Allie: First, we made turning greens. This meal was special because my mom was in town, so I decided to thank the woman who shot me out of her body and helped me make dioramas and stuff for 18 years by presenting her with a "vegetable side dish" that contained three different kinds of deli meat in it. Cooking this dish basically involved 1) sauteing hot oily deli meat 2) adding escarole to the saute pan 3) watching all the escarole magically disappear and 4) picking miserably at a bowl of hot meat while your mother refuses to eat any of it. All I have to say about this is, if you like eating warm salami out of a bowl with a fork, this is the side dish for you, and also you seem sad, are you OK? Allie's rating: 1 out of 5 sala-meet me in hell, guy fieri
Chris: As I was chopping 1.5 pounds of deli meat to make this vegetable side dish, I had a feeling deep down in my gut that this was not going to be good. This was confirmed by my gut when I ate it. This contained a truly heroic amount of cold cuts. It tasted like if someone took Arby's food and chopped it up and put it on some lettuce. Allie's mom kept telling us how various vegetables like escarole and fennel taste good and we had to tell her that, no matter what, this wasn't gonna taste good. It was like telling a kid that their turtle was sleeping forever and not gonna wake up and also sorry I ate your turtle. It produced a truly INSANE smell, like if a Subway sandwich shop exploded. Chris's rating: 1 out of $5 foot moms? Is that a pun?
Allie: Then we made some kind of steak with a red wine sauce. We cooked this the smart way: we grilled the steak plain and served it separately from the sauce so that if it was gross we could at least still have some plain meat to keep us alive. The sauce was a little on the sweet side, but it was surprisingly good. Like, I would make it again? This steak was kind of like Henry Cavill: I never remember that he exists but whenever I do I'm like oh yeah, he seems nice, I wonder what he's up to, even though his face and body are silly to me, when is he gonna do a comedy? I think he could be a lot of fun in a comedy. Oh man, I wish Jason Statham did more comedies. He's great. Steak steak steak men men steak men steak men talk! Allie's rating: 4 out of 5 i cav-will see you in hell, guy fieri
Chris: Allie has a PhD in dinosaurs or something and I think the smartest thing she has ever said is "Let's put the sauce on the side." Yea, this steak was good.

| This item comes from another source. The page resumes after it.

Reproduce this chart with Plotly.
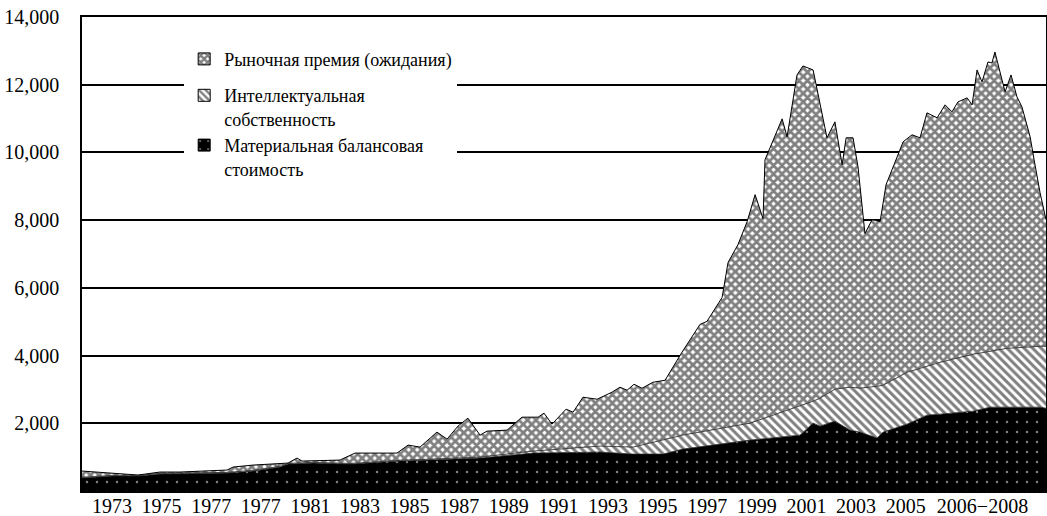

But it got Allie's mom to be kind of cocky. She was like "Oh you guys complain too much, this food is good!" She didn't believe this was an exception and now I know how Adnan Syed from Serial feels all the time and we have suffered an equal amount. Honestly, the sauce was not bad either, but the steak was the star. I actually cooked the meat correctly this time which was new. Chris's rating: 4.5 steaks through the heart of Count Drac-guy-la
Allie: Finally, we made (deep breath) Red Lion flambe cherries jubilee. This had lingering undernotes of cherries and also butane, because for some reason (we were drunk) we kept cooking all the alcohol off of this dish and THEN trying to light it on fire (we were drunk). Towards the end we were so frustrated that this wasn't going up in flames like the fire guitar in Fury Road that we were basically pouring a fountain of Costco-brand whiskey directly into an open flame. Sometimes I look back on this blog and I'm like, huh, it's cool that we haven't died yet, I guess. Anyway, this tasted like smoky cough syrup and it was kind of fine but also I think my mom said it best when I told her what we were gonna make: "[horrified gasp]" Allie's rating: 2 out of 5 cherries jubi-be seeing you in hell, guy fieri
Chris: I stand by this being 0% our fault and 100% everyone else's fault for making this impossible to light. Allie is VERY scared of fire, much like she is afraid of BEING COOL, and kept asking if we had a fire extinguisher. This was a totally moot point because we never really got this to light. We just kept pouring more and more bourbon in until my apartment smelled like a poker night for divorced dads. Allie's mom had a lot of opinions on how we were doing this wrong and she was probably right but instead of listening to her we didn't. Look, sometimes you have to let the baby bird leave the nest and fall onto the ground and get driven over by a mail truck, ok? Chris's rating: 2.5 out of 5 unflambed cherries. How do you add accents? Oh. û, ŵ, ŷ, ä, ë, ï, ö, ü, ẅ, ÿ, à, è, ì, ò, ù, ẁ, ỳ.
Total dishes made: 127/157
Worst Sentence in one of these recipes: "Now to cook this one really off-the-hook you gotta put on some brown polyester!!!"
Things Allie would like to reiterate: that SHE IS NOT AFRAID OF FIRE BUT RESPECTS IT AND ITS ABILITY TO DESTROY CITIES AND LIVES
Allie: It's gotten to the point now where I will legit watch horror movies and be like "okay yeah being possessed by a demon seems bad but at least no one is being forced to eat hot oily salami in their house of death"
Chris: I hope your mom had a nice time and doesn't resent me for making her eat sub-dog food-level food.